**Given material:**
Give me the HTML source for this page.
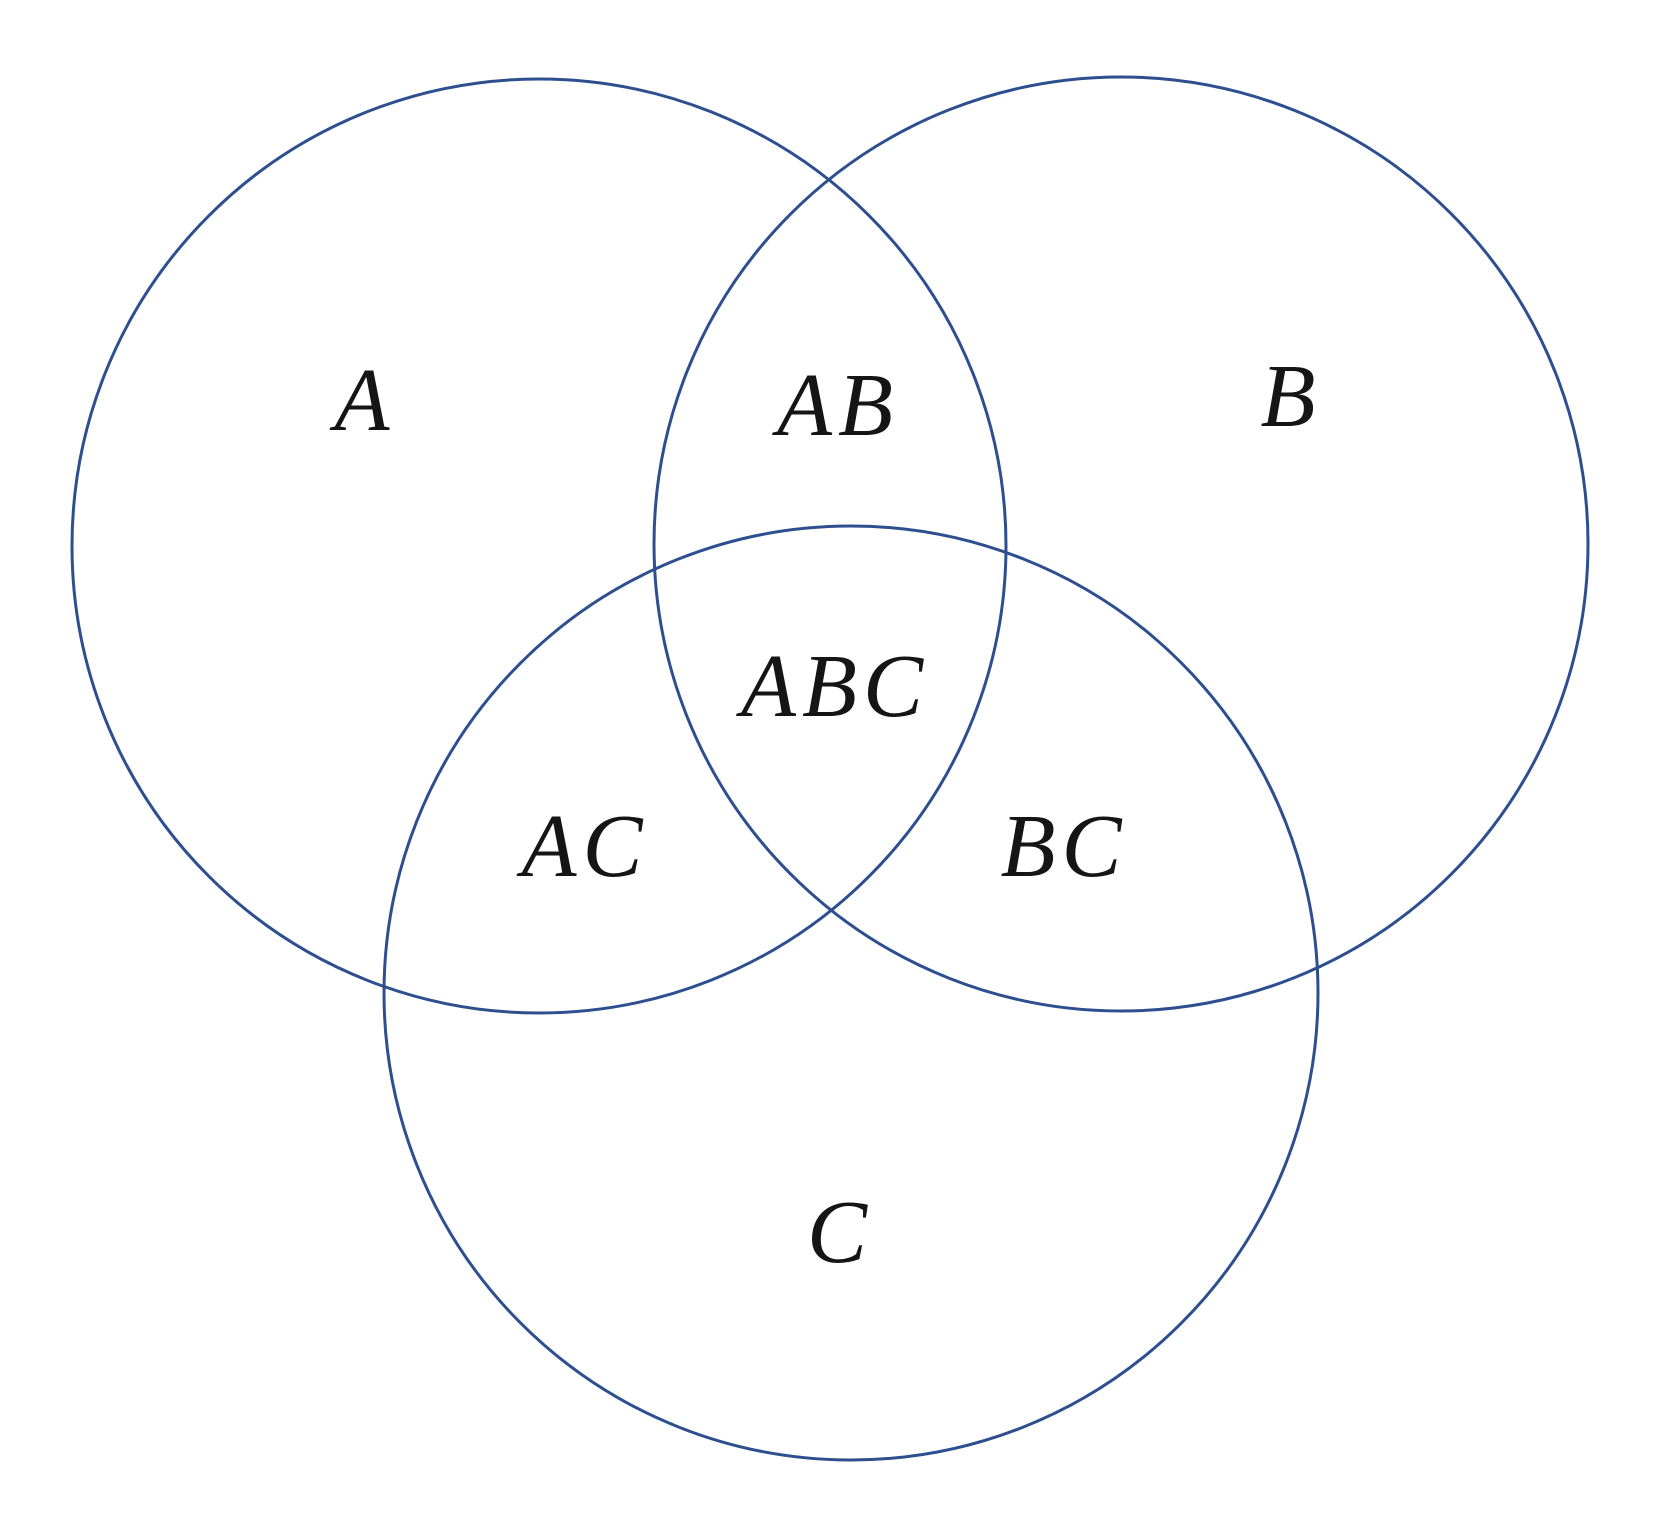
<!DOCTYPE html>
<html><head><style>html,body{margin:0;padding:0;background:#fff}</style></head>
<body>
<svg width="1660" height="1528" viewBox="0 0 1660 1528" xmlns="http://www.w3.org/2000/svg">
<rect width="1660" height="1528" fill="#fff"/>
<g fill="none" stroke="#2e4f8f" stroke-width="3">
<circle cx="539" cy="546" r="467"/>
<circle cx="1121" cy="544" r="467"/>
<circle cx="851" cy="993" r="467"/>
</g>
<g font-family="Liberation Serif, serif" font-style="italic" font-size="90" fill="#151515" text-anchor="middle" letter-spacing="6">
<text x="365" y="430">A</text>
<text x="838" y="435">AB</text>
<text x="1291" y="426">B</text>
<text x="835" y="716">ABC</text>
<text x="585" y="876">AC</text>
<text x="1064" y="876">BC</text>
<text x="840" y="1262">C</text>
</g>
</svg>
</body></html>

**Your instructions:**
Make an exact reproduction of the listing above, without any pictures.

**Response:**
Give me the HTML source for this page.
<!DOCTYPE html>
<html><head><style>html,body{margin:0;padding:0;background:#fff}</style></head>
<body>
<svg width="1660" height="1528" viewBox="0 0 1660 1528" xmlns="http://www.w3.org/2000/svg">
<rect width="1660" height="1528" fill="#fff"/>
<g fill="none" stroke="#2e4f8f" stroke-width="3">
<circle cx="539" cy="546" r="467"/>
<circle cx="1121" cy="544" r="467"/>
<circle cx="851" cy="993" r="467"/>
</g>
<g font-family="Liberation Serif, serif" font-style="italic" font-size="90" fill="#151515" text-anchor="middle" letter-spacing="6">
<text x="365" y="430">A</text>
<text x="838" y="435">AB</text>
<text x="1291" y="426">B</text>
<text x="835" y="716">ABC</text>
<text x="585" y="876">AC</text>
<text x="1064" y="876">BC</text>
<text x="840" y="1262">C</text>
</g>
</svg>
</body></html>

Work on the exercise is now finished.